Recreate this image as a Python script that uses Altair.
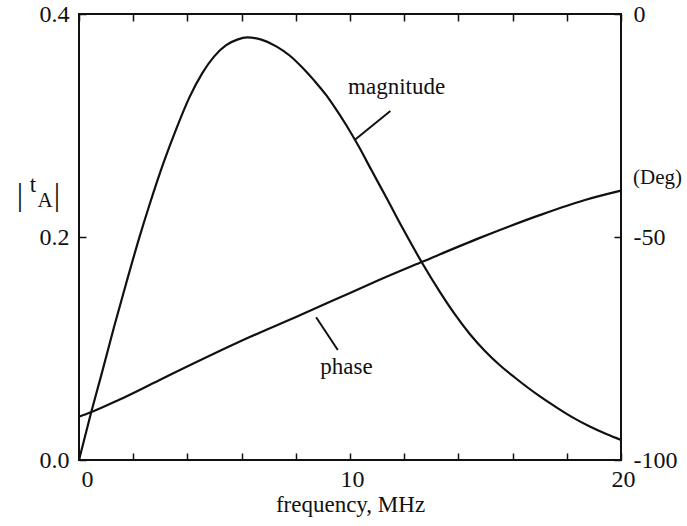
import altair as alt
import pandas as pd

# |t_A| magnitude read along the frequency axis (MHz)
mag_freq = [0, 0.44, 0.81, 1.29, 1.77, 2.22, 2.59, 3.14, 3.59, 4.07,
            4.55, 4.99, 5.43, 5.84, 6.21, 6.73, 7.28, 7.76, 8.24, 8.69,
            9.13, 9.50, 9.87, 10.35, 10.79, 11.35, 11.94, 12.68, 13.31, 13.86,
            14.42, 14.97, 15.53, 16.08, 17.01, 17.63, 18.23, 18.85, 19.48, 20.0]
mag_vals = [0, 0.042, 0.075, 0.119, 0.161, 0.199, 0.228, 0.268, 0.297, 0.325,
            0.347, 0.362, 0.372, 0.377, 0.379, 0.377, 0.371, 0.363, 0.352, 0.340,
            0.327, 0.314, 0.300, 0.280, 0.260, 0.235, 0.208, 0.176, 0.151, 0.131,
            0.113, 0.098, 0.085, 0.074, 0.057, 0.047, 0.038, 0.030, 0.023, 0.018]

# phase in degrees
phase_freq = [0, 0.44, 1.48, 2.96, 6.28, 8.13, 9.98, 11.09, 12.69, 14.79, 17.0, 18.67, 20.0]
phase_deg = [-90.3, -89.3, -86.5, -82.1, -72.5, -67.6, -62.6, -59.6, -55.5, -50.2, -45.1, -41.7, -39.6]

freq_ticks = [0, 2, 4, 6, 8, 10, 12, 14, 16, 18, 20]
mag_ticks = [0, 0.2, 0.4]
deg_ticks = [-100, -50, 0]

# curve names and their leader lines, in data units (MHz, |t_A|)
curve_names = ["magnitude", "phase"]
name_freq = [11.72, 9.87]
name_mag = [0.3346, 0.0834]
lead_f1 = [10.17, 8.75]
lead_m1 = [0.287, 0.128]
lead_f2 = [11.49, 9.55]
lead_m2 = [0.313, 0.0987]

W, H = 542, 446
FONT = "Liberation Serif"
INK = "#111111"
TICK = 7

xs = alt.Scale(domain=[0, 20], nice=False, zero=False)
ys_mag = alt.Scale(domain=[0, 0.4], nice=False)
ys_deg = alt.Scale(domain=[-100, 0], nice=False)

mag_df = pd.DataFrame({"f": mag_freq, "m": mag_vals})
ph_df = pd.DataFrame({"f": phase_freq, "d": phase_deg})
name_df = pd.DataFrame({"name": curve_names, "f": name_freq, "m": name_mag})
lead_df = pd.DataFrame({"f1": lead_f1, "m1": lead_m1, "f2": lead_f2, "m2": lead_m2})

common_axis = dict(domain=False, grid=False, tickSize=TICK, offset=-TICK,
                   tickColor=INK, tickWidth=1.5, labelFont=FONT, labelFontSize=24,
                   labelColor=INK, labelOverlap=False)

bottom_axis = alt.Axis(
    orient="bottom", values=freq_ticks,
    labelExpr="datum.value % 10 === 0 ? datum.value : ''",
    labelFlush=False, labelPadding=7,
    labelOffset={"condition": {"test": "datum.value === 0", "value": 8}, "value": 2},
    title="frequency, MHz", titleFont=FONT, titleFontSize=23,
    titleFontWeight="normal", titleColor=INK, titlePadding=2,
    **common_axis)
top_axis = alt.Axis(orient="top", values=freq_ticks, labels=False, title=None, **common_axis)
left_axis = alt.Axis(orient="left", values=mag_ticks, format=".1f", labelPadding=10,
                     labelBaseline="middle", title=None, **common_axis)
# plain hyphen for negative degrees
right_axis = alt.Axis(orient="right", values=deg_ticks, labelPadding=12,
                      labelExpr="datum.value < 0 ? '-' + (-datum.value) : '' + datum.value",
                      labelBaseline="middle", title=None, **common_axis)

mag_line = alt.Chart(mag_df).mark_line(color=INK, strokeWidth=2.2, interpolate="monotone").encode(
    x=alt.X("f:Q", scale=xs, axis=bottom_axis),
    y=alt.Y("m:Q", scale=ys_mag, axis=left_axis),
)

phase_line = alt.Chart(ph_df).mark_line(color=INK, strokeWidth=2.2, interpolate="monotone").encode(
    x=alt.X("f:Q", scale=xs, axis=top_axis),
    y=alt.Y("d:Q", scale=ys_deg, axis=right_axis),
)

leaders = alt.Chart(lead_df).mark_rule(color=INK, strokeWidth=2).encode(
    x=alt.X("f1:Q", scale=xs, axis=None),
    x2="f2:Q",
    y=alt.Y("m1:Q", scale=ys_mag, axis=None),
    y2="m2:Q",
)

names = alt.Chart(name_df).mark_text(font=FONT, fontSize=23, color=INK,
                                     align="center", baseline="middle").encode(
    x=alt.X("f:Q", scale=xs, axis=None),
    y=alt.Y("m:Q", scale=ys_mag, axis=None),
    text="name:N",
)

# left axis title |t_A| with subscript A
bar_l = alt.Chart(pd.DataFrame({"t": ["|"]})).mark_text(
    font=FONT, fontSize=32, color=INK, align="center", baseline="middle").encode(
    x=alt.value(-59), y=alt.value(181), text="t:N")
t_main = alt.Chart(pd.DataFrame({"t": ["t"]})).mark_text(
    font=FONT, fontSize=23, color=INK, align="center", baseline="middle").encode(
    x=alt.value(-46), y=alt.value(171), text="t:N")
t_sub = alt.Chart(pd.DataFrame({"t": ["A"]})).mark_text(
    font=FONT, fontSize=21, color=INK, align="center", baseline="middle").encode(
    x=alt.value(-34), y=alt.value(187), text="t:N")
bar_r = alt.Chart(pd.DataFrame({"t": ["|"]})).mark_text(
    font=FONT, fontSize=32, color=INK, align="center", baseline="middle").encode(
    x=alt.value(-22), y=alt.value(181), text="t:N")

deg_title = alt.Chart(pd.DataFrame({"t": ["(Deg)"]})).mark_text(
    font=FONT, fontSize=21, color=INK, align="left", baseline="middle").encode(
    x=alt.value(W + 12), y=alt.value(164), text="t:N")

chart = alt.layer(
    mag_line, phase_line, leaders, names, bar_l, t_main, t_sub, bar_r, deg_title
).resolve_scale(y="independent").resolve_axis(x="independent", y="independent").properties(
    width=W, height=H,
    padding={"left": 79, "top": 14, "right": 66, "bottom": 66},
    autosize=alt.AutoSizeParams(type="none"),
    background="white",
).configure_view(stroke=INK, strokeWidth=2)

chart.save("out.html", embed_options={"renderer": "svg", "actions": False})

* [Task objective]
Exclude every picture and copy the remaining data exactly.

* [In response]
Recreate this image as a Python script that uses Altair.
import altair as alt
import pandas as pd

# |t_A| magnitude read along the frequency axis (MHz)
mag_freq = [0, 0.44, 0.81, 1.29, 1.77, 2.22, 2.59, 3.14, 3.59, 4.07,
            4.55, 4.99, 5.43, 5.84, 6.21, 6.73, 7.28, 7.76, 8.24, 8.69,
            9.13, 9.50, 9.87, 10.35, 10.79, 11.35, 11.94, 12.68, 13.31, 13.86,
            14.42, 14.97, 15.53, 16.08, 17.01, 17.63, 18.23, 18.85, 19.48, 20.0]
mag_vals = [0, 0.042, 0.075, 0.119, 0.161, 0.199, 0.228, 0.268, 0.297, 0.325,
            0.347, 0.362, 0.372, 0.377, 0.379, 0.377, 0.371, 0.363, 0.352, 0.340,
            0.327, 0.314, 0.300, 0.280, 0.260, 0.235, 0.208, 0.176, 0.151, 0.131,
            0.113, 0.098, 0.085, 0.074, 0.057, 0.047, 0.038, 0.030, 0.023, 0.018]

# phase in degrees
phase_freq = [0, 0.44, 1.48, 2.96, 6.28, 8.13, 9.98, 11.09, 12.69, 14.79, 17.0, 18.67, 20.0]
phase_deg = [-90.3, -89.3, -86.5, -82.1, -72.5, -67.6, -62.6, -59.6, -55.5, -50.2, -45.1, -41.7, -39.6]

freq_ticks = [0, 2, 4, 6, 8, 10, 12, 14, 16, 18, 20]
mag_ticks = [0, 0.2, 0.4]
deg_ticks = [-100, -50, 0]

# curve names and their leader lines, in data units (MHz, |t_A|)
curve_names = ["magnitude", "phase"]
name_freq = [11.72, 9.87]
name_mag = [0.3346, 0.0834]
lead_f1 = [10.17, 8.75]
lead_m1 = [0.287, 0.128]
lead_f2 = [11.49, 9.55]
lead_m2 = [0.313, 0.0987]

W, H = 542, 446
FONT = "Liberation Serif"
INK = "#111111"
TICK = 7

xs = alt.Scale(domain=[0, 20], nice=False, zero=False)
ys_mag = alt.Scale(domain=[0, 0.4], nice=False)
ys_deg = alt.Scale(domain=[-100, 0], nice=False)

mag_df = pd.DataFrame({"f": mag_freq, "m": mag_vals})
ph_df = pd.DataFrame({"f": phase_freq, "d": phase_deg})
name_df = pd.DataFrame({"name": curve_names, "f": name_freq, "m": name_mag})
lead_df = pd.DataFrame({"f1": lead_f1, "m1": lead_m1, "f2": lead_f2, "m2": lead_m2})

common_axis = dict(domain=False, grid=False, tickSize=TICK, offset=-TICK,
                   tickColor=INK, tickWidth=1.5, labelFont=FONT, labelFontSize=24,
                   labelColor=INK, labelOverlap=False)

bottom_axis = alt.Axis(
    orient="bottom", values=freq_ticks,
    labelExpr="datum.value % 10 === 0 ? datum.value : ''",
    labelFlush=False, labelPadding=7,
    labelOffset={"condition": {"test": "datum.value === 0", "value": 8}, "value": 2},
    title="frequency, MHz", titleFont=FONT, titleFontSize=23,
    titleFontWeight="normal", titleColor=INK, titlePadding=2,
    **common_axis)
top_axis = alt.Axis(orient="top", values=freq_ticks, labels=False, title=None, **common_axis)
left_axis = alt.Axis(orient="left", values=mag_ticks, format=".1f", labelPadding=10,
                     labelBaseline="middle", title=None, **common_axis)
# plain hyphen for negative degrees
right_axis = alt.Axis(orient="right", values=deg_ticks, labelPadding=12,
                      labelExpr="datum.value < 0 ? '-' + (-datum.value) : '' + datum.value",
                      labelBaseline="middle", title=None, **common_axis)

mag_line = alt.Chart(mag_df).mark_line(color=INK, strokeWidth=2.2, interpolate="monotone").encode(
    x=alt.X("f:Q", scale=xs, axis=bottom_axis),
    y=alt.Y("m:Q", scale=ys_mag, axis=left_axis),
)

phase_line = alt.Chart(ph_df).mark_line(color=INK, strokeWidth=2.2, interpolate="monotone").encode(
    x=alt.X("f:Q", scale=xs, axis=top_axis),
    y=alt.Y("d:Q", scale=ys_deg, axis=right_axis),
)

leaders = alt.Chart(lead_df).mark_rule(color=INK, strokeWidth=2).encode(
    x=alt.X("f1:Q", scale=xs, axis=None),
    x2="f2:Q",
    y=alt.Y("m1:Q", scale=ys_mag, axis=None),
    y2="m2:Q",
)

names = alt.Chart(name_df).mark_text(font=FONT, fontSize=23, color=INK,
                                     align="center", baseline="middle").encode(
    x=alt.X("f:Q", scale=xs, axis=None),
    y=alt.Y("m:Q", scale=ys_mag, axis=None),
    text="name:N",
)

# left axis title |t_A| with subscript A
bar_l = alt.Chart(pd.DataFrame({"t": ["|"]})).mark_text(
    font=FONT, fontSize=32, color=INK, align="center", baseline="middle").encode(
    x=alt.value(-59), y=alt.value(181), text="t:N")
t_main = alt.Chart(pd.DataFrame({"t": ["t"]})).mark_text(
    font=FONT, fontSize=23, color=INK, align="center", baseline="middle").encode(
    x=alt.value(-46), y=alt.value(171), text="t:N")
t_sub = alt.Chart(pd.DataFrame({"t": ["A"]})).mark_text(
    font=FONT, fontSize=21, color=INK, align="center", baseline="middle").encode(
    x=alt.value(-34), y=alt.value(187), text="t:N")
bar_r = alt.Chart(pd.DataFrame({"t": ["|"]})).mark_text(
    font=FONT, fontSize=32, color=INK, align="center", baseline="middle").encode(
    x=alt.value(-22), y=alt.value(181), text="t:N")

deg_title = alt.Chart(pd.DataFrame({"t": ["(Deg)"]})).mark_text(
    font=FONT, fontSize=21, color=INK, align="left", baseline="middle").encode(
    x=alt.value(W + 12), y=alt.value(164), text="t:N")

chart = alt.layer(
    mag_line, phase_line, leaders, names, bar_l, t_main, t_sub, bar_r, deg_title
).resolve_scale(y="independent").resolve_axis(x="independent", y="independent").properties(
    width=W, height=H,
    padding={"left": 79, "top": 14, "right": 66, "bottom": 66},
    autosize=alt.AutoSizeParams(type="none"),
    background="white",
).configure_view(stroke=INK, strokeWidth=2)

chart.save("out.html", embed_options={"renderer": "svg", "actions": False})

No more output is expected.